President Andres Pastrana and the military’s top brass have repeatedly vowed to crackdown on the burgeoning paramilitary forces and on officers and soldiers found collaborating with them. But there is credible evidence to back the paramilitary commanders’ assertions that they are actually functioning as the vanguard of ”Plan Colombia” – the campaign to eradicate illicit drug crops that Washington is financing with $1.3 billion in mostly military aid.
In months of covert operations in large swaths of Putumayo province in remote southern Colombia, both sides say, the right-wing forces have driven out leftist guerrilla units and killed suspected leftist sympathizers.
That cleared the way for the army’s US-trained anti-narcotics battalions to move in without fear of ambush and with less risk of having their helicopters and defoliant-spraying aircraft shot down.
The army’s 24th Brigade and Anti-Narcotics Brigade ”know where we are, and they draw up sketches and decide to spray where they know we have consolidated those zones.

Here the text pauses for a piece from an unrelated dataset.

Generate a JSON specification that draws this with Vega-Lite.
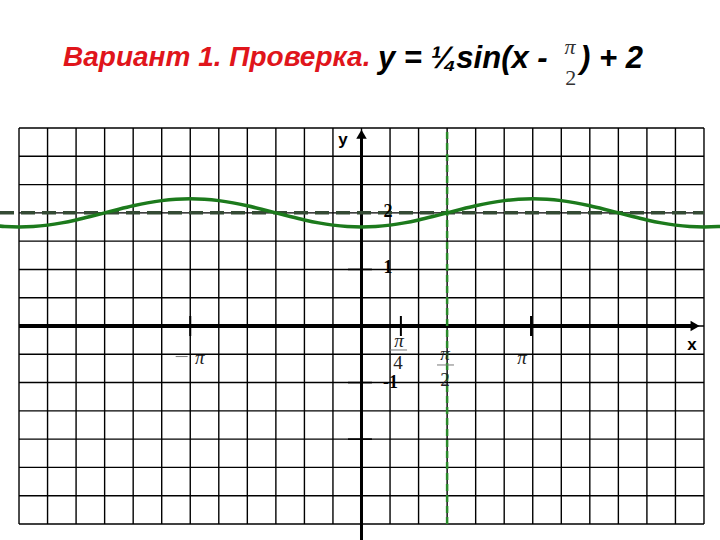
{
  "$schema": "https://vega.github.io/schema/vega-lite/v6.json",
  "width": 720,
  "height": 540,
  "padding": 0,
  "autosize": {"type": "none"},
  "background": "white",
  "config": {"view": {"stroke": null}},
  "datasets": {
    "vgrid": [{"x": -2}, {"x": -1.8333}, {"x": -1.6667}, {"x": -1.5}, {"x": -1.3333}, {"x": -1.1667}, {"x": -1}, {"x": -0.8333}, {"x": -0.6667}, {"x": -0.5}, {"x": -0.3333}, {"x": -0.1667}, {"x": 0}, {"x": 0.1667}, {"x": 0.3333}, {"x": 0.5}, {"x": 0.6667}, {"x": 0.8333}, {"x": 1}, {"x": 1.1667}, {"x": 1.3333}, {"x": 1.5}, {"x": 1.6667}, {"x": 1.8333}, {"x": 2}],
    "hgrid": [{"y": -3.5}, {"y": -3}, {"y": -2.5}, {"y": -2}, {"y": -1.5}, {"y": -1}, {"y": -0.5}, {"y": 0}, {"y": 0.5}, {"y": 1}, {"y": 1.5}, {"y": 2}, {"y": 2.5}, {"y": 3}, {"y": 3.5}],
    "hticks": [{"y": 1}, {"y": -1}, {"y": -2}],
    "vticks": [{"x": -1}, {"x": 0.23}, {"x": 0.99}],
    "curve": [
      {"x": -2.1667, "y": 1.7835}, {"x": -2.0833, "y": 1.7585}, {"x": -2, "y": 1.75}, {"x": -1.9167, "y": 1.7585}, {"x": -1.8333, "y": 1.7835}, {"x": -1.75, "y": 1.8232}, {"x": -1.6667, "y": 1.875}, {"x": -1.5833, "y": 1.9353}, {"x": -1.5, "y": 2}, {"x": -1.4167, "y": 2.0647}, {"x": -1.3333, "y": 2.125}, {"x": -1.25, "y": 2.1768}, {"x": -1.1667, "y": 2.2165}, {"x": -1.0833, "y": 2.2415}, {"x": -1, "y": 2.25}, {"x": -0.9167, "y": 2.2415}, {"x": -0.8333, "y": 2.2165}, {"x": -0.75, "y": 2.1768}, {"x": -0.6667, "y": 2.125}, {"x": -0.5833, "y": 2.0647}, {"x": -0.5, "y": 2}, {"x": -0.4167, "y": 1.9353}, {"x": -0.3333, "y": 1.875}, {"x": -0.25, "y": 1.8232}, {"x": -0.1667, "y": 1.7835}, {"x": -0.0833, "y": 1.7585}, {"x": 0, "y": 1.75},
      {"x": 0.0833, "y": 1.7585}, {"x": 0.1667, "y": 1.7835}, {"x": 0.25, "y": 1.8232}, {"x": 0.3333, "y": 1.875}, {"x": 0.4167, "y": 1.9353}, {"x": 0.5, "y": 2}, {"x": 0.5833, "y": 2.0647}, {"x": 0.6667, "y": 2.125}, {"x": 0.75, "y": 2.1768}, {"x": 0.8333, "y": 2.2165}, {"x": 0.9167, "y": 2.2415}, {"x": 1, "y": 2.25}, {"x": 1.0833, "y": 2.2415}, {"x": 1.1667, "y": 2.2165}, {"x": 1.25, "y": 2.1768}, {"x": 1.3333, "y": 2.125}, {"x": 1.4167, "y": 2.0647}, {"x": 1.5, "y": 2}, {"x": 1.5833, "y": 1.9353}, {"x": 1.6667, "y": 1.875}, {"x": 1.75, "y": 1.8232}, {"x": 1.8333, "y": 1.7835}, {"x": 1.9167, "y": 1.7585}, {"x": 2, "y": 1.75}, {"x": 2.0833, "y": 1.7585}, {"x": 2.1667, "y": 1.7835}
    ],
    "fracbars": [{"x": 0.166, "x2": 0.266, "y": -0.424}, {"x": 0.441, "x2": 0.54, "y": -0.689}, {"x": -1.085, "x2": -1.015, "y": -0.54}],
    "axisletters": [{"x": -0.108, "y": 3.288, "t": "y"}, {"x": 1.93, "y": -0.336, "t": "x"}],
    "numlabels": [{"x": 0.155, "y": 2.015, "t": "2"}, {"x": 0.155, "y": 1.025, "t": "1"}, {"x": 0.17, "y": -1.008, "t": "-1"}],
    "pilabels": [{"x": 0.219, "y": -0.265, "t": "π"}, {"x": 0.488, "y": -0.495, "t": "π"}, {"x": -0.945, "y": -0.566, "t": "π"}, {"x": 0.937, "y": -0.566, "t": "π"}],
    "digitlabels": [{"x": 0.213, "y": -0.654, "t": "4"}, {"x": 0.488, "y": -0.955, "t": "2"}],
    "titlered": [{"x": -1.743, "y": 4.596, "t": "Вариант 1. Проверка."}],
    "titleblack": [{"x": 0.096, "y": 4.561, "t": "y = ¼sin(x - "}, {"x": 1.276, "y": 4.561, "t": ") + 2"}],
    "titlepi": [{"x": 1.217, "y": 4.932, "t": "π"}],
    "titletwo": [{"x": 1.222, "y": 4.384, "t": "2"}],
    "arrows": [{"x": 1.948, "y": 0, "s": "triangle-right"}, {"x": 0, "y": 3.39, "s": "triangle-up"}]
  },
  "layer": [
    {
      "data": {"name": "vgrid"},
      "mark": {"type": "rule", "color": "black", "strokeWidth": 1.4},
      "encoding": {
        "x": {"field": "x", "type": "quantitative", "scale": {"domain": [-2.111, 2.0935], "nice": false, "zero": false}, "axis": null},
        "y": {"datum": -3.5, "type": "quantitative", "scale": {"domain": [-3.783, 5.763], "nice": false, "zero": false}, "axis": null},
        "y2": {"datum": 3.5}
      }
    },
    {
      "data": {"name": "hgrid"},
      "mark": {"type": "rule", "color": "black", "strokeWidth": 1.4},
      "encoding": {
        "y": {"field": "y", "type": "quantitative"},
        "x": {"datum": -2, "type": "quantitative"},
        "x2": {"datum": 2}
      }
    },
    {
      "data": {"name": "hticks"},
      "mark": {"type": "rule", "color": "black", "strokeWidth": 1.6},
      "encoding": {
        "y": {"field": "y", "type": "quantitative"},
        "x": {"datum": -0.079, "type": "quantitative"},
        "x2": {"datum": 0.061}
      }
    },
    {
      "data": {"name": "vticks"},
      "mark": {"type": "rule", "color": "black", "strokeWidth": 2},
      "encoding": {
        "x": {"field": "x", "type": "quantitative"},
        "y": {"datum": -0.177, "type": "quantitative"},
        "y2": {"datum": 0.177}
      }
    },
    {
      "data": {"values": [{"y": 0}]},
      "mark": {"type": "rule", "color": "black", "strokeWidth": 4},
      "encoding": {
        "y": {"field": "y", "type": "quantitative"},
        "x": {"datum": -2, "type": "quantitative"},
        "x2": {"datum": 1.95}
      }
    },
    {
      "data": {"values": [{"x": 0}]},
      "mark": {"type": "rule", "color": "black", "strokeWidth": 3},
      "encoding": {
        "x": {"field": "x", "type": "quantitative"},
        "y": {"datum": -3.783, "type": "quantitative"},
        "y2": {"datum": 3.4}
      }
    },
    {
      "data": {"name": "arrows"},
      "mark": {"type": "point", "filled": true, "color": "black", "opacity": 1, "size": 110},
      "encoding": {
        "x": {"field": "x", "type": "quantitative"},
        "y": {"field": "y", "type": "quantitative"},
        "shape": {"field": "s", "type": "nominal", "scale": null}
      }
    },
    {
      "data": {"values": [{"y": 2}]},
      "mark": {"type": "rule", "color": "#344a34", "strokeWidth": 3.5, "strokeDash": [14, 7]},
      "encoding": {
        "y": {"field": "y", "type": "quantitative"},
        "x": {"datum": -2.111, "type": "quantitative"},
        "x2": {"datum": 2}
      }
    },
    {
      "data": {"values": [{"x": 0.5}]},
      "mark": {"type": "rule", "color": "#2a8a2a", "strokeWidth": 2.5, "strokeDash": [7, 4]},
      "encoding": {
        "x": {"field": "x", "type": "quantitative"},
        "y": {"datum": -3.5, "type": "quantitative"},
        "y2": {"datum": 3.5}
      }
    },
    {
      "data": {"name": "curve"},
      "mark": {"type": "line", "color": "#1c7a1c", "strokeWidth": 3.5, "interpolate": "monotone"},
      "encoding": {
        "x": {"field": "x", "type": "quantitative"},
        "y": {"field": "y", "type": "quantitative"}
      }
    },
    {
      "data": {"name": "fracbars"},
      "mark": {"type": "rule", "color": "#777777", "strokeWidth": 1},
      "encoding": {
        "x": {"field": "x", "type": "quantitative"},
        "x2": {"field": "x2"},
        "y": {"field": "y", "type": "quantitative"}
      }
    },
    {
      "data": {"name": "axisletters"},
      "mark": {"type": "text", "font": "Liberation Sans", "fontWeight": "bold", "fontSize": 17, "color": "black", "align": "center", "baseline": "middle"},
      "encoding": {
        "x": {"field": "x", "type": "quantitative"},
        "y": {"field": "y", "type": "quantitative"},
        "text": {"field": "t"}
      }
    },
    {
      "data": {"name": "numlabels"},
      "mark": {"type": "text", "font": "Liberation Serif", "fontWeight": "bold", "fontSize": 18, "color": "black", "align": "center", "baseline": "middle"},
      "encoding": {
        "x": {"field": "x", "type": "quantitative"},
        "y": {"field": "y", "type": "quantitative"},
        "text": {"field": "t"}
      }
    },
    {
      "data": {"name": "pilabels"},
      "mark": {"type": "text", "font": "Liberation Serif", "fontStyle": "italic", "fontSize": 19, "color": "#222222", "align": "center", "baseline": "middle"},
      "encoding": {
        "x": {"field": "x", "type": "quantitative"},
        "y": {"field": "y", "type": "quantitative"},
        "text": {"field": "t"}
      }
    },
    {
      "data": {"name": "digitlabels"},
      "mark": {"type": "text", "font": "Liberation Serif", "fontSize": 19, "color": "#222222", "align": "center", "baseline": "middle"},
      "encoding": {
        "x": {"field": "x", "type": "quantitative"},
        "y": {"field": "y", "type": "quantitative"},
        "text": {"field": "t"}
      }
    },
    {
      "data": {"name": "titlered"},
      "mark": {"type": "text", "font": "Liberation Sans", "fontWeight": "bold", "fontStyle": "italic", "fontSize": 28, "color": "#e0151b", "align": "left", "baseline": "alphabetic"},
      "encoding": {
        "x": {"field": "x", "type": "quantitative"},
        "y": {"field": "y", "type": "quantitative"},
        "text": {"field": "t"}
      }
    },
    {
      "data": {"name": "titleblack"},
      "mark": {"type": "text", "font": "Liberation Sans", "fontWeight": "bold", "fontStyle": "italic", "fontSize": 31, "color": "black", "align": "left", "baseline": "alphabetic"},
      "encoding": {
        "x": {"field": "x", "type": "quantitative"},
        "y": {"field": "y", "type": "quantitative"},
        "text": {"field": "t"}
      }
    },
    {
      "data": {"name": "titlepi"},
      "mark": {"type": "text", "font": "Liberation Serif", "fontStyle": "italic", "fontSize": 22, "color": "#333333", "align": "center", "baseline": "middle"},
      "encoding": {
        "x": {"field": "x", "type": "quantitative"},
        "y": {"field": "y", "type": "quantitative"},
        "text": {"field": "t"}
      }
    },
    {
      "data": {"name": "titletwo"},
      "mark": {"type": "text", "font": "Liberation Serif", "fontSize": 22, "color": "#333333", "align": "center", "baseline": "middle"},
      "encoding": {
        "x": {"field": "x", "type": "quantitative"},
        "y": {"field": "y", "type": "quantitative"},
        "text": {"field": "t"}
      }
    }
  ]
}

They have depended entirely on us,” said a paramilitary chieftain known by the nom de guerre ”Commando Wilson.” A former member of an army antiguerrilla unit, he now runs paramilitary operations in Putumayo.

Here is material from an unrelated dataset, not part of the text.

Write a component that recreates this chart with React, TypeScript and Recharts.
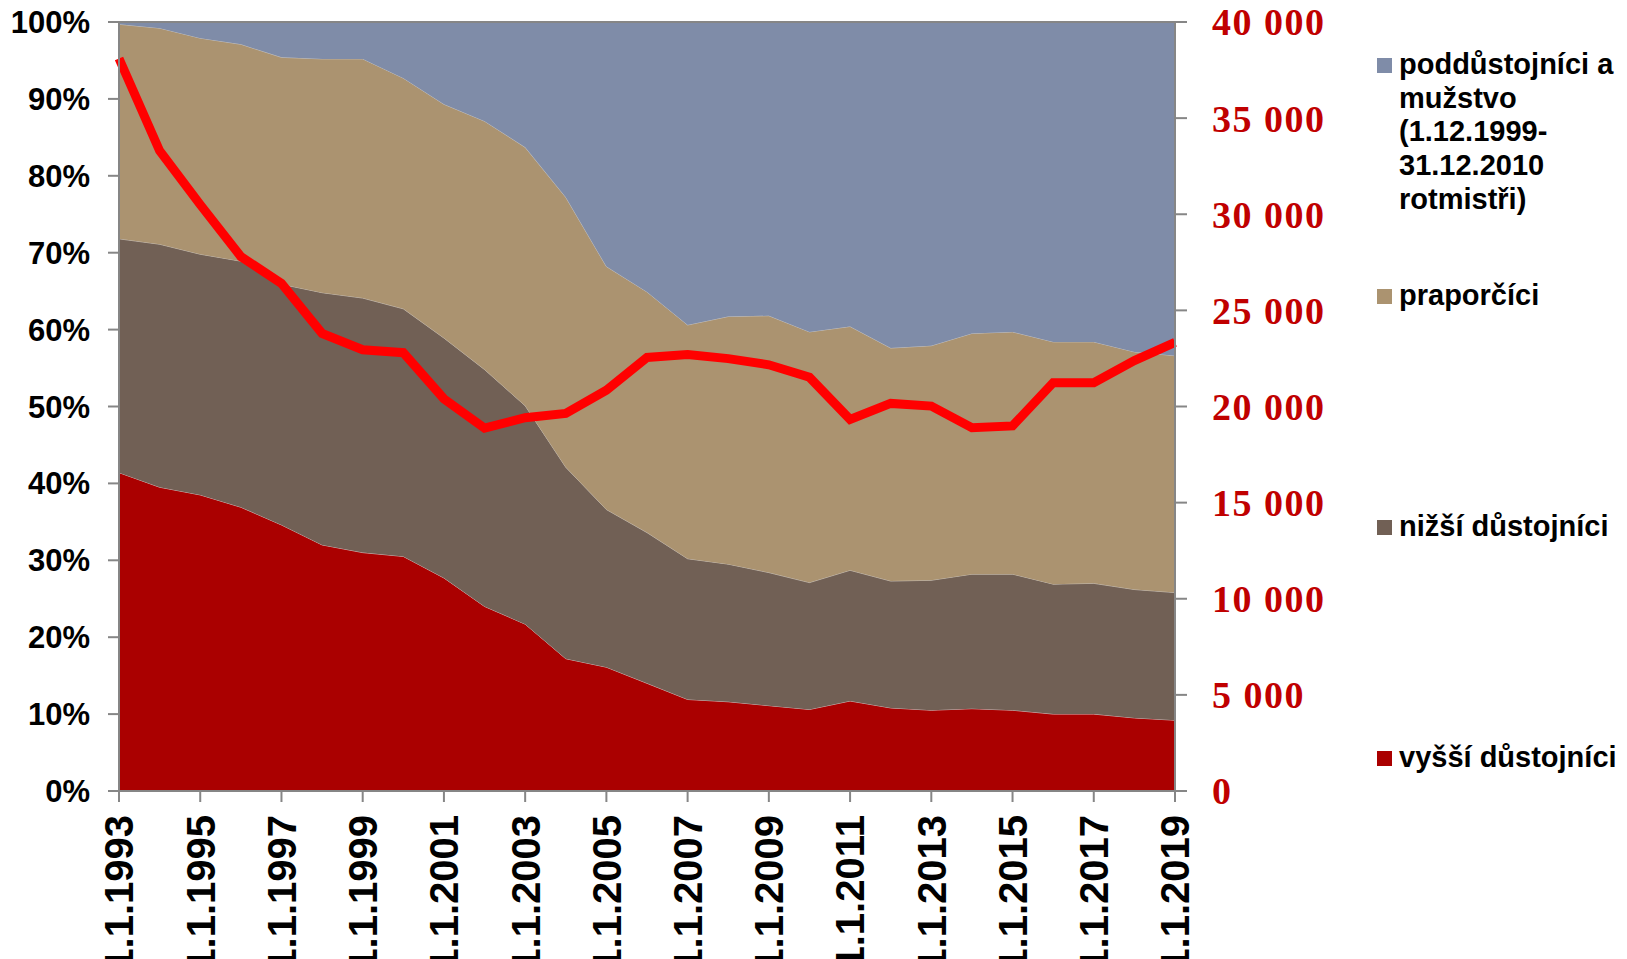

”Plan Colombia would be almost impossible without the help of the [paramilitary] self-defense forces. If we did not take control of zones ahead of the army, then the guerrillas would shoot down their planes,” he added, speaking on condition that the village that houses the paramilitary regional headquarters not be identified.
He said overall strategy was planned between his ”superiors” and the military, and he swaps the co-ordinates of his fighters’ positions with the army daily.
There are army detachments 20 minutes away on either side of the paramilitary command post. The dirt road through the valley is pockmarked with foxholes manned by paramilitary sentries. Trucks packed with up to 40 camouflage-clad fighters, bristling with machine guns and rocket launchers, rumble along the road regularly as they head out on search-and-destroy missions.